Macs Ostracized on Capitol Hill
jonerik writes "Wired News has an article today on the last Apple holdout on Capitol Hill, Ngozi Pole. Pole, the office and systems administrator at Sen. Edward Kennedy's (D-MA) Boston and Washington D.C. offices, argues that the Senate Office of the Sergeant at Arms (SAA), which makes technology recommendations to senators, wants to make its job as easy as possible by pushing Windows-based applications as much as they can. According to the article, 'The SAA allocates $250,000 per six-year term to each senator. The department had hoped Pole would use the budget to replace aging Macs in Kennedy's offices. Instead, Pole will spend the remainder of his budget through 2003 filling Senator Kennedy's Washington office with new flat-panel iMacs.' Unsurprisingly, the SAA declined to comment."
I am the head of the custom applications department at a 100-person company. I am also the department's sole employee, so I can call myself anything I want :-).
When I was first employed, we had a Windows-based system that did contact management, a clunky order entry system used only by clerks, and a half-done cold fusion application that was supposed to be used for online ordering, but in practice simply did not work. (It took 4 seconds to search for a part).
I was hired to shepherd the online ordering application to completion, but I quickly realized that you could use one for internal ordering as well. So I rewrote it in Linux, made it efficient, and added design features so both salespeople and customers could easily enter orders. But the contact management system was still not working well, and it integrated poorly with the new ordering system.
So I eventally convinced the company to bite the bullet; I wrote a contact management system for the salespeople that was browser-based and (of course) integrated perfectly with the online ordering system. So now salespeople have their contact management and ordering done with one integrated system that works very well.
Unfortunately our IT person (who handles the Windows machines) can't be convinced to switch away. But all they do is run a browser anyway, so his administrative load is significantly reduced. They also use Outlook for email, but that was his choice, not mine.
So now we have mainly happy employees running a system that's based on Linux and can be updated and improved continuously without strain. Believe me, I couldn't have single-handedly developed the same thing under Windows. It could have been done, but it would have taken a lot more time and a lot of help. (Can you imagine installing the silly thing on 70-odd PCs?)

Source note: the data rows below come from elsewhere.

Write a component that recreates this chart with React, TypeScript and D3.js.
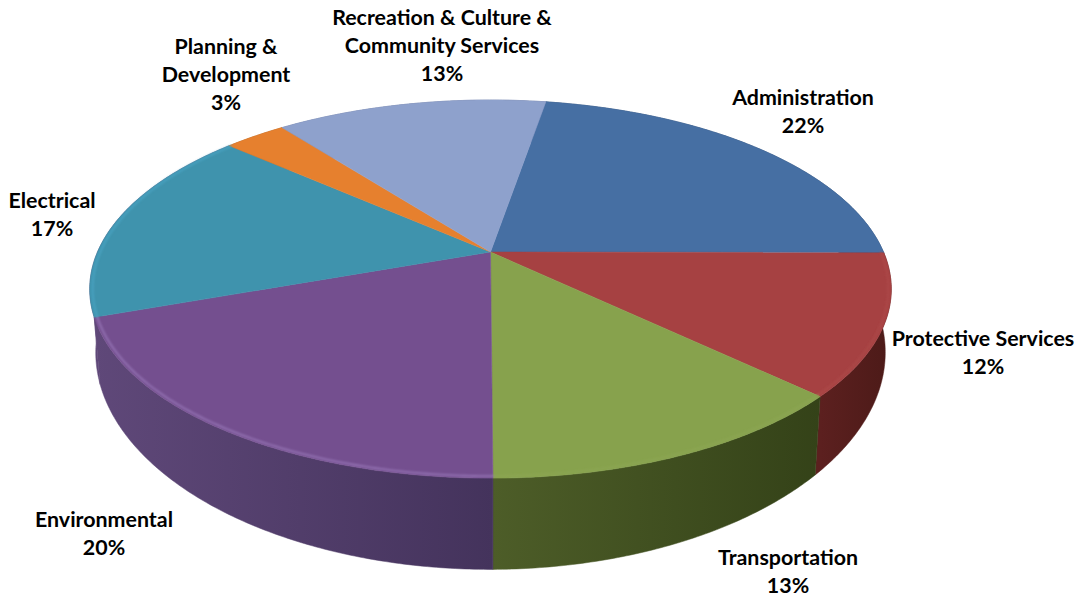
import React from "react";
import * as d3 from "d3";

// Budget shares, clockwise from the top of the disc
const categories = [
  "Administration",
  "Protective Services",
  "Transportation",
  "Environmental",
  "Electrical",
  "Planning & Development",
  "Recreation & Culture & Community Services",
];
const shares = [22, 12, 13, 20, 17, 3, 13];

// Colours per slice
const topColors = ["#466fa3", "#a64142", "#87a24d", "#744f8f", "#3f93ad", "#e6802e", "#8ea1cc"];
const sideStartColors = ["#2c4a70", "#5c201f", "#4d5d28", "#5f4879", "#5f4879", "#a05a20", "#65749a"];
const sideEndColors = ["#2c4a70", "#4c1a18", "#344218", "#44335c", "#5f4879", "#a05a20", "#65749a"];
const rimColors = ["#466fa3", "#ad4a49", "#8ca653", "#9473b4", "#49a3c2", "#e6802e", "#8ea1cc"];

// Label lines and where each block sits: centre x, first line's baseline
const labelLines = [
  ["Administration", "22%"],
  ["Protective Services", "12%"],
  ["Transportation", "13%"],
  ["Environmental", "20%"],
  ["Electrical", "17%"],
  ["Planning &", "Development", "3%"],
  ["Recreation & Culture &", "Community Services", "13%"],
];
const labelAnchors: [number, number][] = [
  [803, 105],
  [983, 346],
  [788, 565],
  [104, 527],
  [52, 208],
  [226, 54],
  [442, 25],
];

const WIDTH = 1079;
const HEIGHT = 601;
const LINE_HEIGHT = 28;

// Perspective projection of the pie's unit disc onto the page
const CX = 490.5;
const CY = 252;
const RADIUS_X = 393;
const RADIUS_Y = 181.8;
const TILT = 0.196;
const DEPTH = 59;
const BASE_SHRINK = 0.985;
const START_ANGLE = (10 * Math.PI) / 180;
// The apex sits a little off the disc's optical centre, which turns the spokes slightly
const TURN_SIN = (1 * Math.PI) / 180;
const TURN_COS = (0.5 * Math.PI) / 180;

function project(theta: number, r = 1): [number, number] {
  const t = theta + TURN_SIN * Math.sin(theta) - TURN_COS * Math.cos(theta);
  const sx = Math.sin(t) * r;
  const sz = Math.cos(t) * r;
  const w = 1 + TILT * sz;
  return [CX + (RADIUS_X * sx) / w, CY - (RADIUS_Y * sz) / w];
}

function projectBase(theta: number): [number, number] {
  const [x, y] = project(theta);
  const w = 1 + TILT * Math.cos(theta);
  return [CX + (x - CX) * BASE_SHRINK, y + DEPTH / (w * w)];
}

function sampleAngles(a: number, b: number): number[] {
  const n = Math.max(2, Math.ceil((b - a) / 0.01));
  return d3.range(n + 1).map((i) => a + ((b - a) * i) / n);
}

const pieLayout = d3
  .pie<number>()
  .sort(null)
  .startAngle(START_ANGLE)
  .endAngle(START_ANGLE + 2 * Math.PI);

const pathOf = d3.line<[number, number]>();

export default function App() {
  const arcs = pieLayout(shares);
  const gradientRange = (a: number, b: number) => {
    const pts = sampleAngles(a, b).map((t) => project(t)[0]);
    return d3.extent(pts) as [number, number];
  };

  return (
    <svg
      width={WIDTH}
      height={HEIGHT}
      viewBox={`0 0 ${WIDTH} ${HEIGHT}`}
      style={{ position: "absolute", left: 0, top: 0, display: "block", background: "#fff" }}
    >
      <defs>
        <filter id="rimSoft" x="-5%" y="-5%" width="110%" height="110%">
          <feGaussianBlur stdDeviation="0.9" />
        </filter>
        {arcs.map((d, i) => {
          const [x0, x1] = gradientRange(d.startAngle, d.endAngle);
          return (
            <linearGradient
              key={categories[i]}
              id={`side-${i}`}
              gradientUnits="userSpaceOnUse"
              x1={x0}
              x2={x1}
              y1={0}
              y2={0}
            >
              <stop offset="0%" stopColor={sideStartColors[i]} />
              <stop offset="100%" stopColor={sideEndColors[i]} />
            </linearGradient>
          );
        })}
      </defs>

      {/* outer wall of the disc, covered at the back by the top face */}
      <g>
        {arcs.map((d, i) => {
          const angles = sampleAngles(d.startAngle, d.endAngle);
          const pts = [
            ...angles.map((t) => project(t)),
            ...angles.slice().reverse().map((t) => projectBase(t)),
          ];
          return (
            <path
              key={categories[i]}
              d={(pathOf(pts) ?? "") + "Z"}
              fill={`url(#side-${i})`}
              stroke={`url(#side-${i})`}
              strokeWidth={0.5}
            />
          );
        })}
      </g>

      {/* top face */}
      <g>
        {arcs.map((d, i) => {
          const pts = [[CX, CY] as [number, number], ...sampleAngles(d.startAngle, d.endAngle).map((t) => project(t))];
          return (
            <path
              key={categories[i]}
              d={(pathOf(pts) ?? "") + "Z"}
              fill={topColors[i]}
              stroke={topColors[i]}
              strokeWidth={0.5}
            />
          );
        })}
      </g>

      {/* bevel highlight along the near rim */}
      <g filter="url(#rimSoft)" fill="none" strokeWidth={1.8} strokeLinecap="round">
        {arcs.map((d, i) => {
          const pts = sampleAngles(d.startAngle, d.endAngle).map((t) => project(t, 0.993));
          return Math.cos((d.startAngle + d.endAngle) / 2) < 0.4 ? (
            <path key={categories[i]} d={pathOf(pts) ?? ""} stroke={rimColors[i]} />
          ) : null;
        })}
      </g>

      {/* labels */}
      <g
        fontFamily="Lato, 'Open Sans', sans-serif"
        fontWeight={700}
        fontSize={21.4}
        textAnchor="middle"
        fill="#000"
      >
        {labelLines.map((lines, i) => (
          <text key={categories[i]} x={labelAnchors[i][0]} y={labelAnchors[i][1]}>
            {lines.map((line, j) => (
              <tspan key={line} x={labelAnchors[i][0]} y={labelAnchors[i][1] + j * LINE_HEIGHT}>
                {line}
              </tspan>
            ))}
          </text>
        ))}
      </g>
    </svg>
  );
}
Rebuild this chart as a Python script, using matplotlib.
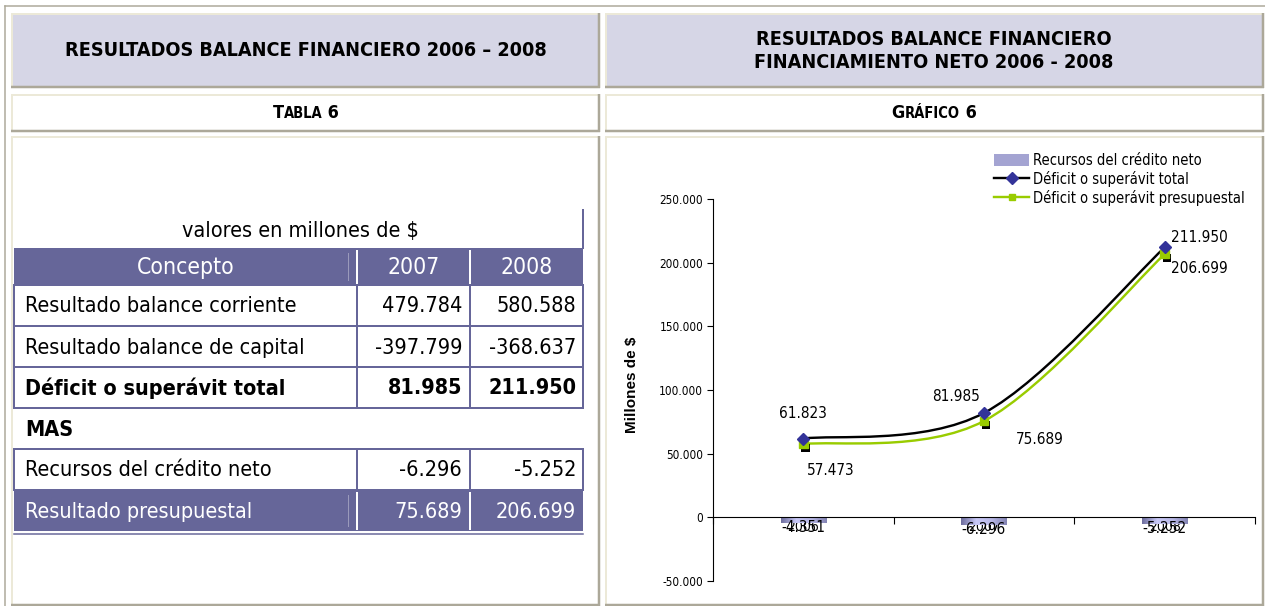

In short, a browser-based application is faster to develop, more efficient to deploy, and just plain works better than what Microsoft is pushing. And I'm proud to say I haven't used one piece of Microsoft software to develop the system - it's strictly gcc, perl, mySQL and a little PHP.
I may be prejudiced - heck, I am, of course - but browser-based software using a Linux back end just plain works. There's no reason in the world not to use it, and it has the nice bonus of being compatible with any platform on the planet - I've used it with Linux, MacOS 9, MacOS X, and even an SGI.
And oh yes -- Windows, too.
D
boxen
The word is boxes. (No, I don't care what it says in the jargon file) Websters has the following to say about boxen:
Made of boxwood; pertaining to, or resembling, the box
I.E. It's not the plural of anything.
I'm even going to waste karma posting this at +2, since the word bothers me so much. (Irrational, I know)
That would be true for general usage. But, obviously, for the specific jargon of *nix geeks, the word "boxen" is the correct word to use when referring to more than one computer.
Subcultures often invent or redefine words in ways that the general culture would fine confusing. That's part of what defines a subculture.
So, if you want to be part of a given subculture, you have to learn its jargon. That's just the way it is (and appropriately so).